• MATERIAL PROVIDED:
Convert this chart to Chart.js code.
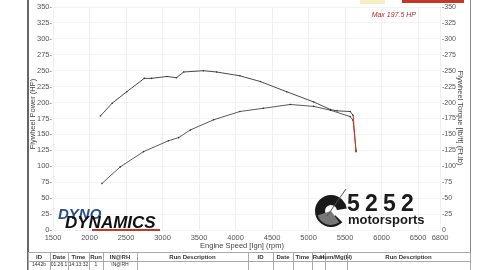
<!DOCTYPE html>
<html>
<head>
<meta charset="utf-8">
<script src="https://cdn.jsdelivr.net/npm/chart.js@4/dist/chart.umd.min.js"></script>
<style>
  html, body { margin: 0; padding: 0; background: #fff; }
  #wrap { width: 480px; height: 270px; position: relative; }
</style>
</head>
<body>
<div id="wrap"><canvas id="dyno" width="480" height="270"></canvas></div>
<script>
// values
var torqueRpm = [2150, 2310, 2510, 2750, 2850, 3060, 3190, 3290, 3560, 3740, 4060, 4340, 4700, 5070, 5300, 5390, 5570, 5610, 5650];
var torqueVal = [179, 199, 217, 238, 238, 241, 239, 248, 250, 248, 242, 233, 217, 201, 189, 187, 186, 180, 123];
var powerRpm = [2170, 2420, 2740, 3080, 3220, 3380, 3700, 4060, 4380, 4750, 5070, 5300, 5570, 5610, 5650];
var powerVal = [73, 99, 123, 140, 145, 157, 173, 186, 191, 197, 194, 188, 178, 172, 125];
var rpmTicks = [1500, 2000, 2500, 3000, 3500, 4000, 4500, 5000, 5500, 6000, 6500, 6800];
var tableLeft = ['ID', 'Date', 'Time', 'Run', 'IN@RH', 'Run Description'];
var tableRight = ['ID', 'Date', 'Time', 'Run', 'Hum/Mg(H)', 'Run Description'];
var tableRow = ['1442b', '01.26.1', '14:13:32', '1', 'IN@RH', ''];

var FONT = "'Liberation Sans Narrow', 'Arial Narrow', 'Liberation Sans', sans-serif";

function toPoints(xs, ys) {
    return xs.map(function(x, i) { return { x: x, y: ys[i] }; });
}

function endRed(count, base) {
    return function(ctx) {
        return ctx.p1DataIndex === count - 1 ? '#c0392b' : base;
    };
}

var sheetPlugin = {
    id: 'sheet',
    beforeDraw: function(chart) {
        var c = chart.ctx;
        c.save();
        c.fillStyle = '#fff';
        c.fillRect(0, 0, 480, 270);
        c.restore();
    },
    afterDraw: function(chart) {
        var c = chart.ctx;
        c.save();

        // frame lines
        c.strokeStyle = '#333';
        c.lineWidth = 1.5;
        c.beginPath();
        c.moveTo(28, 0); c.lineTo(28, 270);
        c.stroke();
        c.strokeStyle = '#888';
        c.lineWidth = 1;
        c.beginPath();
        c.moveTo(470.5, 0); c.lineTo(470.5, 270);
        c.stroke();

        // top strip bits
        c.fillStyle = '#f6f0c8';
        c.fillRect(360, 0, 25, 4);
        c.fillStyle = '#c0392b';
        c.fillRect(402, 0, 62, 3);

        // max label
        c.fillStyle = '#b03030';
        c.font = 'italic 7px ' + FONT;
        c.textAlign = 'right';
        c.textBaseline = 'middle';
        c.fillText('Max 197.5 HP', 416, 15);

        // axis titles
        c.fillStyle = '#444';
        c.font = '7.5px ' + FONT;
        c.textAlign = 'center';
        c.fillText('Engine Speed [Ign] (rpm)', 242, 246);
        c.save();
        c.translate(33, 114);
        c.rotate(-Math.PI / 2);
        c.fillText('Flywheel Power (HP)', 0, 0);
        c.restore();
        c.save();
        c.translate(460, 118);
        c.rotate(Math.PI / 2);
        c.fillText('Flywheel Torque [lb/ft] (Ft.lb)', 0, 0);
        c.restore();

        // Dyno Dynamics logo
        c.textAlign = 'left';
        c.textBaseline = 'alphabetic';
        c.font = 'italic bold 15px ' + FONT;
        c.fillStyle = '#2b4f8f';
        c.fillText('DYNO', 58, 219);
        c.fillStyle = '#111';
        c.font = 'italic bold 17px ' + FONT;
        c.fillText('DYNAMICS', 65, 228);
        c.fillStyle = '#c0392b';
        c.fillRect(92, 229, 68, 2);

        // 5252 motorsports logo
        c.fillStyle = '#1a1a1a';
        c.beginPath();
        c.arc(331, 211, 16, 0.25 * Math.PI, 1.95 * Math.PI);
        c.lineTo(331, 211);
        c.closePath();
        c.fill();
        c.fillStyle = '#fff';
        c.beginPath();
        c.arc(331, 211, 6, 0, 2 * Math.PI);
        c.fill();
        c.fillStyle = '#777';
        c.beginPath();
        c.moveTo(331, 211);
        c.arc(331, 211, 14, 0.3 * Math.PI, 0.9 * Math.PI);
        c.closePath();
        c.fill();
        c.strokeStyle = '#555';
        c.lineWidth = 1;
        c.beginPath();
        c.moveTo(327, 216); c.lineTo(346, 189);
        c.stroke();
        c.fillStyle = '#1a1a1a';
        c.font = 'bold 23px ' + FONT;
        ['5', '2', '5', '2'].forEach(function(d, i) {
            c.fillText(d, 347 + i * 18, 211);
        });
        c.font = 'bold 13px ' + FONT;
        c.fillText('motorsports', 348, 224);

        // run table
        c.strokeStyle = '#aaa';
        c.lineWidth = 1;
        c.beginPath();
        c.moveTo(28, 252.5); c.lineTo(470, 252.5);
        c.moveTo(28, 261.5); c.lineTo(470, 261.5);
        c.stroke();
        var colsL = [28, 50, 68, 89, 103, 137, 248];
        var colsR = [248, 273, 293, 312, 325, 347, 470];
        c.beginPath();
        colsL.concat(colsR).forEach(function(x) {
            c.moveTo(x + 0.5, 252); c.lineTo(x + 0.5, 270);
        });
        c.stroke();
        c.fillStyle = '#333';
        c.font = 'bold 6px ' + FONT;
        c.textAlign = 'center';
        c.textBaseline = 'middle';
        tableLeft.forEach(function(t, i) {
            c.fillText(t, (colsL[i] + colsL[i + 1]) / 2, 257);
        });
        tableRight.forEach(function(t, i) {
            c.fillText(t, (colsR[i] + colsR[i + 1]) / 2, 257);
        });
        c.font = '5px ' + FONT;
        tableRow.forEach(function(t, i) {
            c.fillText(t, (colsL[i] + colsL[i + 1]) / 2, 265);
        });

        c.restore();
    }
};

new Chart(document.getElementById('dyno'), {
    type: 'line',
    data: {
        datasets: [{
            label: 'Torque',
            data: toPoints(torqueRpm, torqueVal),
            borderColor: '#4a4a4a',
            borderWidth: 1,
            pointRadius: 0.8,
            pointBackgroundColor: '#333',
            pointBorderWidth: 0,
            tension: 0,
            yAxisID: 'yR',
            segment: { borderColor: endRed(torqueRpm.length, '#4a4a4a') }
        }, {
            label: 'Power',
            data: toPoints(powerRpm, powerVal),
            borderColor: '#5a5a5a',
            borderWidth: 1,
            pointRadius: 0.8,
            pointBackgroundColor: '#333',
            pointBorderWidth: 0,
            tension: 0,
            yAxisID: 'y',
            segment: { borderColor: endRed(powerRpm.length, '#5a5a5a') }
        }]
    },
    options: {
        responsive: false,
        animation: false,
        layout: { padding: { top: 7, left: 0, right: 0, bottom: 0 } },
        plugins: { legend: { display: false }, tooltip: { enabled: false } },
        scales: {
            x: {
                type: 'linear',
                min: 1500,
                max: 6800,
                afterBuildTicks: function(s) { s.ticks = rpmTicks.map(function(v) { return { value: v }; }); },
                afterFit: function(s) { s.height = 40; },
                grid: { color: '#efefef', drawTicks: false },
                border: { display: false },
                ticks: {
                    padding: 3,
                    maxRotation: 0,
                    autoSkip: false,
                    color: '#555',
                    font: { family: FONT, size: 7.5 },
                    callback: function(v) { return String(v); }
                }
            },
            y: {
                position: 'left',
                min: 0,
                max: 350,
                afterFit: function(s) { s.width = 53; },
                grid: { color: '#f2f2f2', drawTicks: false },
                border: { display: false },
                ticks: {
                    stepSize: 25,
                    padding: 1,
                    color: '#555',
                    font: { family: FONT, size: 7.5 },
                    callback: function(v) { return v + '-'; }
                }
            },
            yR: {
                position: 'right',
                min: 0,
                max: 350,
                afterFit: function(s) { s.width = 40; },
                grid: { display: false, drawTicks: false },
                border: { display: false },
                ticks: {
                    stepSize: 25,
                    padding: 2,
                    color: '#555',
                    font: { family: FONT, size: 7 },
                    callback: function(v) { return v === 0 ? '0' : '-' + v; }
                }
            }
        }
    },
    plugins: [sheetPlugin]
});
</script>
</body>
</html>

• REQUIRED TASK:
Repeat the listing above from its first line through the line that contains "['1442b', '01.26.1', '14:13:32', '1', 'IN@RH', ''];", both included, and nothing more. Drop the pictures.

• RESULT:
Convert this chart to Chart.js code.
<!DOCTYPE html>
<html>
<head>
<meta charset="utf-8">
<script src="https://cdn.jsdelivr.net/npm/chart.js@4/dist/chart.umd.min.js"></script>
<style>
  html, body { margin: 0; padding: 0; background: #fff; }
  #wrap { width: 480px; height: 270px; position: relative; }
</style>
</head>
<body>
<div id="wrap"><canvas id="dyno" width="480" height="270"></canvas></div>
<script>
// values
var torqueRpm = [2150, 2310, 2510, 2750, 2850, 3060, 3190, 3290, 3560, 3740, 4060, 4340, 4700, 5070, 5300, 5390, 5570, 5610, 5650];
var torqueVal = [179, 199, 217, 238, 238, 241, 239, 248, 250, 248, 242, 233, 217, 201, 189, 187, 186, 180, 123];
var powerRpm = [2170, 2420, 2740, 3080, 3220, 3380, 3700, 4060, 4380, 4750, 5070, 5300, 5570, 5610, 5650];
var powerVal = [73, 99, 123, 140, 145, 157, 173, 186, 191, 197, 194, 188, 178, 172, 125];
var rpmTicks = [1500, 2000, 2500, 3000, 3500, 4000, 4500, 5000, 5500, 6000, 6500, 6800];
var tableLeft = ['ID', 'Date', 'Time', 'Run', 'IN@RH', 'Run Description'];
var tableRight = ['ID', 'Date', 'Time', 'Run', 'Hum/Mg(H)', 'Run Description'];
var tableRow = ['1442b', '01.26.1', '14:13:32', '1', 'IN@RH', ''];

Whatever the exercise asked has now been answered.